Experts forecast another 400 million people from the country's rural areas will live in cities within 20 years, posing a great challenge for the government to address the issue of residential housing.
Low-income residents in many regions who cannot afford housing are queuing for affordable homes provided by the government, Gao said.
In 2011, Jiangsu province will start to build 135,000 units of affordable housing, said Pan Yonghe, head of the province's finance department.
Besides Jiangsu province, efforts have been made all across China to build affordable housing.
For instance, north China's Inner Mongolia autonomous region plans to build over 400,000 units of affordable housing this year, half of the last five years' total number. Northern Shanxi Province will construct 280,000 units, one-third of the last five years' total number, among others.
Altogether, China plans to build 10 million units of affordable housing in 2011, a sharp increase from last year's 5.9 million units, according to the Ministry of Housing and Urban-Rural Development (MOHURD).

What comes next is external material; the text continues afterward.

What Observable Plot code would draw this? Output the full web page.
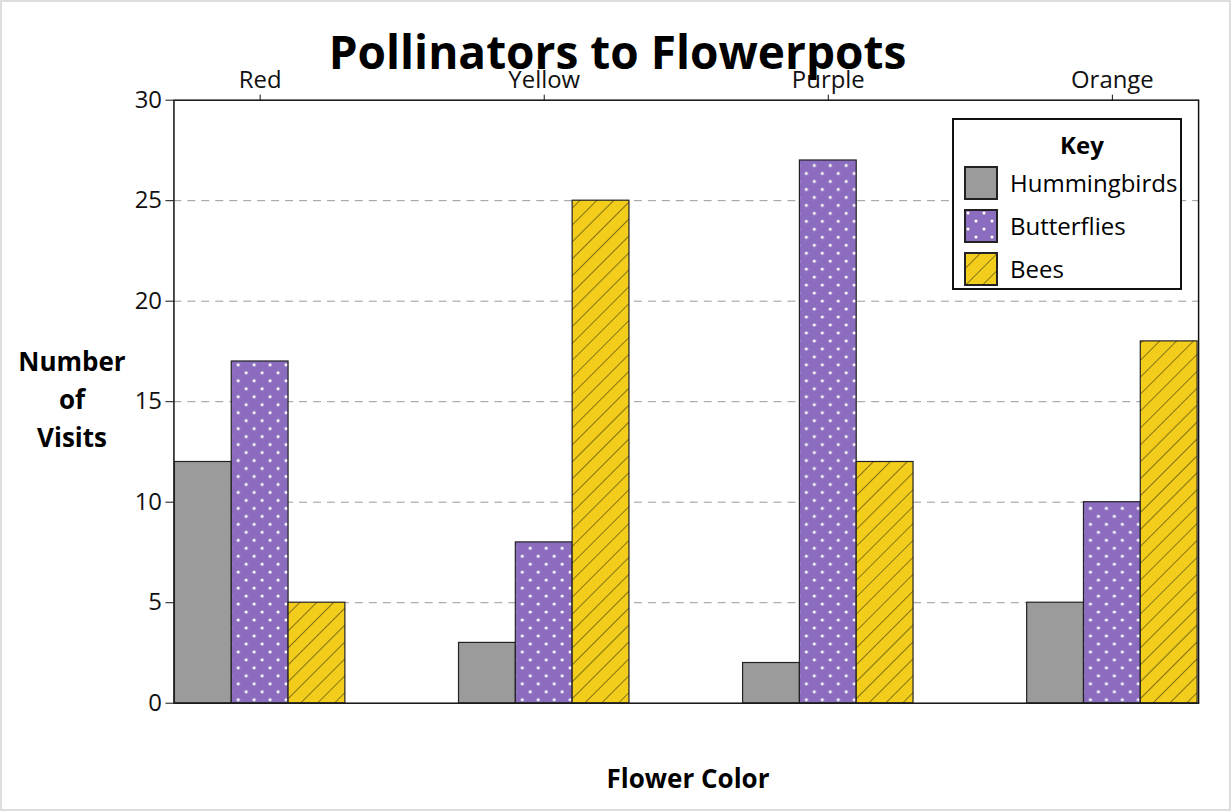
<!DOCTYPE html>
<html><head><meta charset="utf-8">
<script src="https://cdn.jsdelivr.net/npm/d3@7"></script>
<script src="https://cdn.jsdelivr.net/npm/@observablehq/plot@0.6"></script>
<style>
body{margin:0;background:#fff;font-family:"Open Sans",sans-serif;}
#wrap{position:relative;width:1231px;height:811px;box-sizing:border-box;border:2px solid #ddd;overflow:hidden}
#title{position:absolute;left:0;width:1231px;top:18px;text-align:center;font-weight:bold;font-size:46px;}
#ylab{position:absolute;left:10px;width:120px;top:340px;text-align:center;font-weight:bold;font-size:26px;line-height:38px;}
#xlab{position:absolute;left:172px;width:1028px;top:758px;text-align:center;font-weight:bold;font-size:26px;}
#grid,#chart{position:absolute;left:0;top:0}
#key{position:absolute;left:950px;top:116px;width:230px;height:172px;border:2px solid #111;background:#fff;box-sizing:border-box;font-size:24px}
#key .h{text-align:center;font-weight:bold;margin-top:8px;margin-left:30px}
#key .r{display:flex;align-items:center;margin-left:10px;height:43px}
#key svg{margin-right:12px}
</style></head><body>
<div id="wrap">
<div id="grid"></div>
<div id="chart"></div>
<div id="title">Pollinators to Flowerpots</div>
<div id="ylab">Number<br>of<br>Visits</div>
<div id="xlab">Flower Color</div>
<div id="key"></div>
</div>
<script>
const flowers = ["Red","Yellow","Purple","Orange"];
const seriesNames = ["Hummingbirds","Butterflies","Bees"];
const hummingbirds = [12,3,2,5];
const butterflies = [17,8,27,10];
const bees = [5,25,12,18];
const yTicks = [0,5,10,15,20,25,30];
const gridTicks = [5,10,15,20,25];
const fills = ["#9b9b9b","url(#dots)","url(#stripes)"];

const vals = [hummingbirds, butterflies, bees];
const data = [];
flowers.forEach((f,i)=>seriesNames.forEach((s,j)=>data.push({flower:f,series:s,value:vals[j][i]})));

const defs = `<defs>
<pattern id="dots" width="16" height="16" patternUnits="userSpaceOnUse">
<rect width="16" height="16" fill="#8b6cbf"/><circle cx="4" cy="4" r="1.6" fill="#fff"/><circle cx="12" cy="12" r="1.6" fill="#fff"/></pattern>
<pattern id="stripes" width="12" height="12" patternUnits="userSpaceOnUse" patternTransform="rotate(45)">
<rect width="12" height="12" fill="#f3cd1c"/><line x1="0" y1="0" x2="0" y2="12" stroke="#6b5a10" stroke-width="1.6"/></pattern></defs>`;

const common = {
  width:1231, height:811,
  marginLeft:172, marginRight:31, marginTop:98, marginBottom:108,
  style:{fontFamily:"Open Sans, sans-serif", fontSize:"24px", color:"#111", background:"transparent"},
  y:{domain:[0,30], ticks:yTicks, label:null}
};

const grid = Plot.plot({
  ...common,
  x:{domain:[0,1], axis:null},
  marks:[
    Plot.ruleY(gridTicks,{stroke:"#999",strokeDasharray:"8,6"}),
    Plot.axisY({ticks:yTicks,tickSize:8,tickPadding:4,fontSize:24,label:null}),
    Plot.frame({stroke:"#111",strokeWidth:1.5})
  ]
});
document.getElementById("grid").appendChild(grid);

const plot = Plot.plot({
  ...common,
  fx:{domain:flowers, padding:0.4, label:null},
  x:{domain:seriesNames, padding:0, axis:null},
  color:{domain:seriesNames, range:fills},
  marks:[
    Plot.barY(data,{fx:"flower",x:"series",y:"value",fill:"series",stroke:"#222",strokeWidth:1.2}),
    Plot.axisY({ticks:[],label:null}),
    Plot.axisFx({tickSize:6,fontSize:24,label:null,tickPadding:6})
  ]
});
plot.insertAdjacentHTML("afterbegin", defs);
document.getElementById("chart").appendChild(plot);

const key = document.getElementById("key");
let html = '<div class="h">Key</div>';
seriesNames.forEach((s,i)=>{
  html += `<div class="r"><svg width="34" height="34"><rect x="1" y="1" width="32" height="32" fill="${fills[i]}" stroke="#222" stroke-width="2"/></svg>${s}</div>`;
});
key.innerHTML = html;
</script>
</body></html>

In the proposed 12th Five-Year Program (2011-2015) by Chinese authorities, the country stressed that additional efforts would be undertaken to construct more affordable houses in order to increase the housing supply to middle and low-income residents.
Such steps will surely help to realize the housing dreams of middle and low-income residents, Gao said.
The MOHURD said the central government had allocated 133.6 billion yuan for affordable housing projects during the past five years. Currently, nearly 15 million urban families are living in affordable housing, compared with 329,000 households with the lowest income in China which had access to low-rent houses at the end of 2005.
Government statistics showed earlier this month that home prices in 70 major Chinese cities jumped 6.4 percent year on year in December last year, after a 7.7 percent surge in November.